We see the bill for what it is and we will not vote for it today. However, if it passes stage 1, we will work where we can to make sure that the bill puts power in the hands of Parliament and not ministers.
The Law Society of Scotland said that
“we were concerned that the Bill will have the effect of reducing the time for Parliamentary or public scrutiny of a future proposal for a referendum”
and that
“as currently drafted there is no requirement for Parliamentary or public consultation and draft regulations would not be amendable or be subject to the level of scrutiny and accountability which should be applied to important or constitutional questions.”
That is an understated but breathtaking criticism of the bill from a respected organisation, which further reinforces the impression that the Government is attempting to bypass Parliament.
I looked in vain for a provision in the bill that states that the Government will respect the result of referendums. There was no sign of that in the bill. I wonder why? The ultimate irony is that the Government is putting through legislation on referendums, when it has ignored the results of two referendums held in this country in the past five years.
There are other concerns with the bill, about which I will go into detail; they have also been touched on by other members. I commend the Finance and Constitution Committee and its convener, Bruce Crawford, for the committee report and for his typically measured speech. As members have noted, the bill is faulty. The Institute for Government said that, as it stands, the bill would
“undermine the legitimacy of any referendum.”
That is a damning indictment. Specifically, the institute noted that the lack of a requirement for the Electoral Commission to test a previously used referendum question is one of many reasons why the bill could have that effect. The bill diverges from precedent on that, because in every UK referendum since the creation of the Electoral Commission, it has tested the proposed question to ensure that it is comprehensible to voters and will not bias the outcome.
The Finance and Constitution Committee report states that
“the International Institute for Democracy and Electoral Assistance use the Electoral Commission’s process for question testing as an example of good practice”
and that
“the Independent Commission on Referendums, through the role of the Electoral Commission, has one of the most rigorous processes for assessing referendum questions.”

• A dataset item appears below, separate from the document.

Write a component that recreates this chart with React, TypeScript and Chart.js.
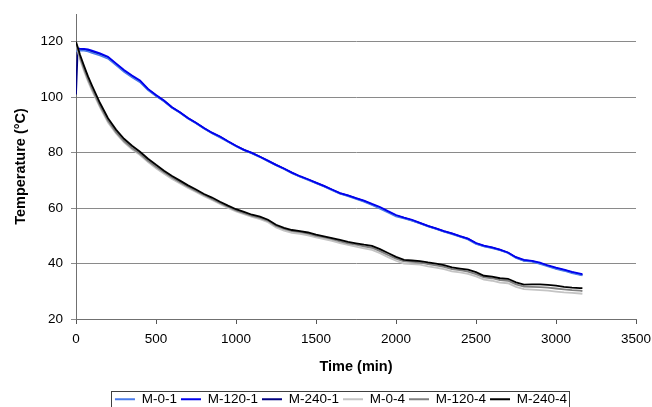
import React, { useEffect, useRef } from "react";
import { Chart, registerables } from "chart.js";

Chart.register(...registerables);

const times = [0, 10, 25, 50, 75, 100, 150, 200, 250, 300, 350, 400, 450, 500, 550, 600, 650, 700, 750, 800, 850, 900, 950, 1000, 1050, 1100, 1150, 1200, 1250, 1300, 1350, 1400, 1450, 1500, 1550, 1600, 1650, 1700, 1750, 1800, 1850, 1900, 1950, 2000, 2050, 2100, 2150, 2200, 2250, 2300, 2350, 2400, 2450, 2500, 2550, 2600, 2650, 2700, 2750, 2800, 2850, 2900, 2950, 3000, 3050, 3100, 3150, 3165];

const m0_1 = [116.5, 116.8, 116.9, 116.8, 116.5, 116.0, 115.1, 113.9, 111.6, 109.2, 107.2, 105.4, 102.6, 100.4, 98.5, 96.2, 94.4, 92.3, 90.6, 88.7, 87.0, 85.5, 83.9, 82.3, 80.9, 79.7, 78.4, 76.9, 75.5, 74.1, 72.6, 71.3, 70.2, 69.0, 67.8, 66.5, 65.2, 64.3, 63.3, 62.3, 61.1, 59.8, 58.4, 57.0, 56.3, 55.5, 54.5, 53.4, 52.5, 51.5, 50.6, 49.7, 48.7, 47.1, 46.2, 45.6, 44.8, 43.8, 42.0, 41.0, 40.7, 39.9, 39.0, 38.1, 37.4, 36.5, 35.9, 35.7];
const m120_1 = [117.8, 117.6, 117.5, 117.4, 117.2, 116.8, 115.8, 114.6, 112.2, 109.8, 107.8, 106.0, 103.0, 100.8, 98.8, 96.4, 94.6, 92.5, 90.8, 88.9, 87.2, 85.8, 84.1, 82.5, 81.0, 79.9, 78.5, 77.1, 75.6, 74.3, 72.8, 71.5, 70.4, 69.2, 68.0, 66.7, 65.4, 64.6, 63.6, 62.7, 61.5, 60.4, 58.9, 57.5, 56.6, 55.8, 54.7, 53.6, 52.7, 51.7, 50.9, 49.9, 49.0, 47.4, 46.5, 45.8, 45.0, 44.0, 42.3, 41.3, 41.0, 40.3, 39.3, 38.5, 37.8, 37.0, 36.4, 36.2];
const m240_1 = [101.0, 116.2, 117.0, 117.1, 116.9, 116.4, 115.4, 114.2, 111.9, 109.5, 107.5, 105.7, 102.8, 100.6, 98.6, 96.3, 94.5, 92.4, 90.7, 88.8, 87.1, 85.7, 84.0, 82.4, 81.0, 79.8, 78.5, 77.0, 75.6, 74.2, 72.7, 71.4, 70.3, 69.1, 67.9, 66.6, 65.3, 64.5, 63.5, 62.5, 61.3, 60.1, 58.7, 57.3, 56.5, 55.6, 54.6, 53.5, 52.6, 51.6, 50.8, 49.8, 48.9, 47.3, 46.3, 45.7, 44.9, 43.9, 42.2, 41.1, 40.9, 40.1, 39.2, 38.3, 37.6, 36.8, 36.1, 35.9];
const m0_4 = [119.0, 116.8, 113.6, 109.5, 105.7, 102.4, 96.3, 90.9, 86.9, 83.7, 81.2, 79.1, 76.6, 74.4, 72.4, 70.5, 68.9, 67.3, 65.8, 64.3, 62.9, 61.5, 60.1, 58.8, 57.8, 56.8, 56.0, 54.9, 53.0, 51.9, 51.1, 50.7, 50.2, 49.4, 48.8, 48.2, 47.4, 46.7, 46.1, 45.5, 44.9, 43.7, 42.3, 41.0, 40.0, 39.8, 39.6, 39.0, 38.5, 38.0, 37.2, 36.8, 36.3, 35.4, 34.2, 33.8, 33.1, 32.9, 31.6, 30.8, 30.6, 30.4, 30.2, 29.9, 29.6, 29.4, 29.2, 29.1];
const m120_4 = [119.5, 117.4, 114.3, 110.2, 106.4, 103.1, 96.9, 91.5, 87.4, 84.2, 81.7, 79.6, 77.1, 74.9, 72.9, 71.0, 69.3, 67.7, 66.2, 64.7, 63.3, 61.9, 60.5, 59.2, 58.2, 57.2, 56.5, 55.4, 53.6, 52.5, 51.7, 51.3, 50.8, 50.0, 49.4, 48.8, 48.0, 47.3, 46.8, 46.2, 45.7, 44.5, 43.1, 41.8, 40.8, 40.6, 40.4, 39.8, 39.3, 38.8, 38.0, 37.6, 37.1, 36.2, 35.0, 34.7, 34.0, 33.8, 32.5, 31.7, 31.6, 31.5, 31.3, 31.0, 30.7, 30.4, 30.2, 30.1];
const m240_4 = [120.0, 118.2, 115.3, 111.3, 107.5, 104.2, 97.9, 92.4, 88.3, 85.0, 82.5, 80.3, 77.8, 75.6, 73.5, 71.6, 69.9, 68.2, 66.7, 65.1, 63.8, 62.3, 60.9, 59.6, 58.6, 57.6, 56.9, 55.8, 54.0, 52.9, 52.1, 51.7, 51.2, 50.4, 49.8, 49.2, 48.5, 47.8, 47.3, 46.8, 46.4, 45.2, 43.8, 42.4, 41.3, 41.1, 40.9, 40.4, 40.0, 39.4, 38.6, 38.2, 37.8, 36.9, 35.6, 35.3, 34.7, 34.5, 33.2, 32.4, 32.5, 32.5, 32.3, 32.0, 31.6, 31.3, 31.1, 31.1];

const seriesNames = ["M-0-1", "M-120-1", "M-240-1", "M-0-4", "M-120-4", "M-240-4"];
const seriesValues = [m0_1, m120_1, m240_1, m0_4, m120_4, m240_4];
const seriesColors = ["#4a7bea", "#0000ee", "#000080", "#c4c4c4", "#808080", "#000000"];
const seriesOrder = [5, 4, 6, 3, 2, 1];

const yTicks = [20, 40, 60, 80, 100, 120];
const xTitle = "Time (min)";
const yTitle = "Temperature (\u00B0C)";

const FONT = "'Liberation Sans', Arial, sans-serif";

const legendTweak = {
  id: "legendTweak",
  afterLayout(chart: any) {
    const lg = chart.legend;
    if (!lg) return;
    lg.left += 23;
    lg.right += 23;
  },
  afterDraw(chart: any) {
    const lg = chart.legend;
    if (!lg || !lg.legendHitBoxes || !lg.legendHitBoxes.length) return;
    const boxes = lg.legendHitBoxes;
    let minX = Infinity, maxX = -Infinity, minY = Infinity, maxY = -Infinity;
    boxes.forEach((b: any) => {
      minX = Math.min(minX, b.left);
      maxX = Math.max(maxX, b.left + b.width);
      minY = Math.min(minY, b.top);
      maxY = Math.max(maxY, b.top + b.height);
    });
    const ctx = chart.ctx;
    ctx.save();
    ctx.strokeStyle = "#404040";
    ctx.lineWidth = 1;
    ctx.strokeRect(Math.round(minX - 4) + 0.5, Math.round(minY - 2) + 0.5, Math.round(maxX - minX + 6), Math.round(maxY - minY + 4));
    ctx.restore();
  },
};

export default function App() {
  const ref = useRef<HTMLCanvasElement | null>(null);
  useEffect(() => {
    if (!ref.current) return;
    const datasets = seriesNames.map((name, i) => ({
      label: name,
      data: times.map((t, j) => ({ x: t, y: seriesValues[i][j] })),
      borderColor: seriesColors[i],
      backgroundColor: seriesColors[i],
      borderWidth: 1.8,
      pointRadius: 0,
      tension: 0,
      order: seriesOrder[i],
    }));
    const chart = new Chart(ref.current, {
      type: "line",
      data: { datasets },
      plugins: [legendTweak],
      options: {
        animation: false,
        responsive: false,
        maintainAspectRatio: false,
        layout: { padding: { left: 0, right: 16, top: 14, bottom: 0 } },
        plugins: {
          tooltip: { enabled: false },
          legend: {
            position: "bottom",
            labels: {
              usePointStyle: true,
              pointStyle: "line",
              pointStyleWidth: 20,
              padding: 4,
              color: "#000",
              font: { family: FONT, size: 13.5 },
              sort: (a: any, b: any) => a.datasetIndex - b.datasetIndex,
            },
          },
        },
        scales: {
          x: {
            type: "linear",
            min: 0,
            max: 3500,
            afterFit: (axis: any) => {
              axis.height = 69.5;
              axis.paddingRight = 0;
              axis.paddingLeft = 0;
            },
            ticks: {
              stepSize: 500,
              color: "#000",
              padding: 7,
              maxRotation: 0,
              font: { family: FONT, size: 13.5 },
              callback: (v: any) => String(v),
            },
            grid: { drawOnChartArea: false, drawTicks: true, tickLength: 5, color: "#555" },
            border: { color: "#707070", width: 1 },
            title: {
              display: true,
              text: xTitle,
              color: "#000",
              font: { family: FONT, size: 14.5, weight: "bold" },
              padding: { top: 0, bottom: 13 },
            },
          },
          y: {
            type: "linear",
            min: 20,
            max: 130,
            afterFit: (axis: any) => {
              axis.width = 76;
              axis.paddingTop = 0;
              axis.paddingBottom = 0;
            },
            afterBuildTicks: (axis: any) => {
              axis.ticks = yTicks.map((v) => ({ value: v }));
            },
            ticks: {
              color: "#000",
              padding: 8,
              font: { family: FONT, size: 13.5 },
              callback: (v: any) => String(v),
            },
            grid: { drawOnChartArea: true, drawTicks: true, tickLength: 5, color: "#8a8a8a" },
            border: { color: "#707070", width: 1 },
            title: {
              display: true,
              text: yTitle,
              color: "#000",
              font: { family: FONT, size: 14.5, weight: "bold" },
              padding: { top: 12, bottom: 0 },
            },
          },
        },
      },
    } as any);
    return () => chart.destroy();
  }, []);
  return (
    <div style={{ position: "fixed", left: 0, top: 0, width: 652, height: 416, background: "#fff" }}>
      <canvas ref={ref} width={652} height={416} style={{ width: 652, height: 416, display: "block" }} />
    </div>
  );
}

My question to the cabinet secretary, in all sincerity, is this: what is he so fearful of? The Electoral Commission is an independent organisation that will test the question. It gives me and my Conservative colleagues significant cause for concern over why that provision exists in the bill in the first place. We feel that the bill must be rectified to ensure that there is no partisan bias in setting such a question.
Like others, I am also concerned about the extensive powers that the bill affords to ministers and its attempt to reduce Parliament’s role in scrutinising future referenda. The point has been made forcibly by others, but the question of primary legislation is incredibly important. The bill states that actions to set referendums should be carried out by secondary legislation. The Finance and Constitution Committee report quotes the cabinet secretary attempting to justify that by arguing that
“we should not see all referenda as the same”.
How can that be accepted? I do not accept it and nor, it appears, did the Finance and Constitution Committee, which states that, in terms of constitutional issues, referendums must require primary legislation and that all other referendums will ordinarily require primary legislation.
It is clear to Conservative members that the bill is simply an attempt by the Government to initiate a referendum on independence. It is a clear attempt to ram that through with no oversight or scrutiny and to give ministers the means to mould the question in the way that best suits their desired outcome. We will play no part in that today and I urge others to do likewise.